A DAY AFTER a group of Massachusetts educators called on the state to adopt the new PARCC test, Boston-based Pioneer Institute issued a detailed report calling the Common Core-aligned PARCC test a flawed assessment and urging the state to reject its implementation and instead revise the state-based MCAS exam. Pioneer also rejected a third option being floated by state education officials – a hybrid MCAS-PARCC exam that would draw heavily on the new Common Core-based test.

Revising and updating MCAS, rather than adopting PARCC, “would result in lower costs and more rigorous assessments that would provide better information about student performance,” said Pioneer.

State Education Commissioner Mitchell Chester and Education Secretary Jim Peyser said last week they are pursuing a hybrid plan that would maintain MCAS but update it by building off the PARCC test, which was developed by a consortium of states following the 2010 introduction of the Common Core standards.

Jim Stergios
Pioneer Institute executive director Jim Stergios

Pioneer has long advocated maintaining state control of the K-12 assessment, but it does not support a revamped MCAS based heavily on PARCC. “We are all for an MCAS 2.0,” Jim Stergios, Pioneer’s executive director, said following last week’s announcement. “But that means MCAS should be the starting point not PARCC.”
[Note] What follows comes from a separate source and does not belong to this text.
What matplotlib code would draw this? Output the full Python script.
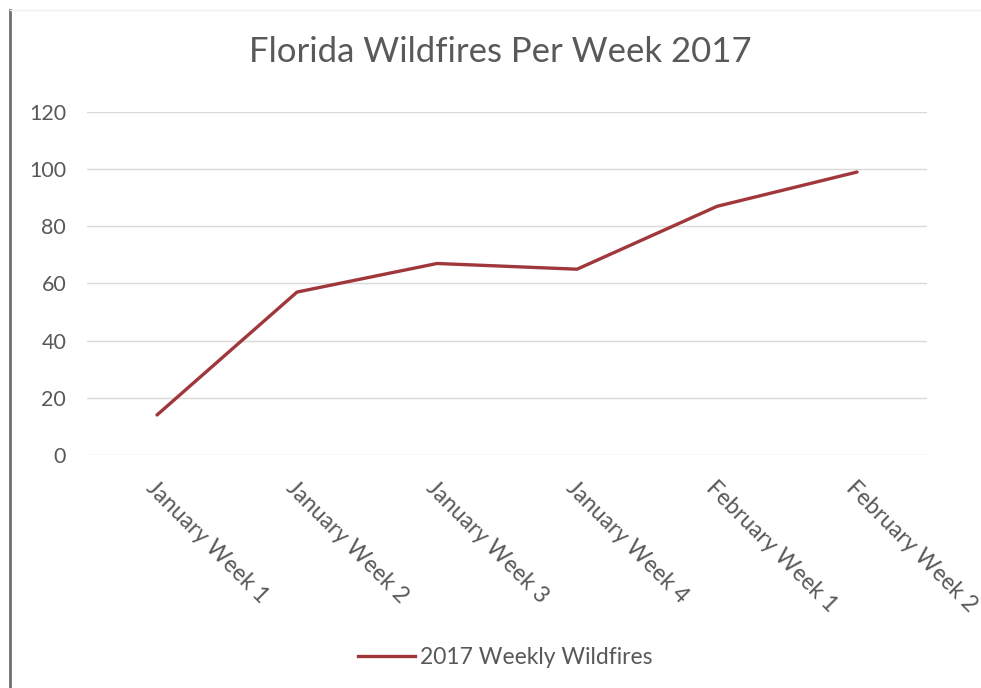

The new Pioneer report identifies what it says are six major flaws in the PARCC tests. They range from poorly worded and structured test items to writing prompts that the authors say “do not elicit the kind of writing done in college or the real world of work.”

Although an aim of Common Core and the PARCC assessment developed from it was to boost the competitive standing of US students internationally, the study says “PARCC bears little resemblance to testing programs our overseas competitors use.”

The report also faults PARCC’s modeling of writing skills and vocabulary acquisition, saying the test relies on “ineffective pedagogical practices that have already been studied and found wanting.”

“At the root of PARCC’s weaknesses are the Common Core standards,” says the report from Pioneer, which has been the leading source nationally of research reports critical of the new academic benchmarks, which the Obama administration aggressively supported.

The report calls on the state to abandon the PARCC test and phase out the use of Common Core standards that Massachusetts adopted in 2010. It calls on the state to put an organization independent of the state education department in charge of developing standards and a revised MCAS test going forward.

The report was coauthored by Mark McQuillan, a former Connecticut state education commissioner; Richard Phelps, an author of several books on testing; and Sandra Stotsky, a former University of Arkansas professor and senior associate commissioner at the Massachusetts state education department.

The state Board of Elementary and Secondary Education is slated to vote at its November 17 meeting on what assessment the state will use. The state education department oversaw a two-year “test drive” of the PARCC exams, with an eye toward a vote this fall to either adopt the new test or stick with MCAS.

Chester’s announcement that he will pursue a third option has cast uncertainty over the testing decision. He has yet to put forward a formal proposal of the hybrid plan he first outlined last week.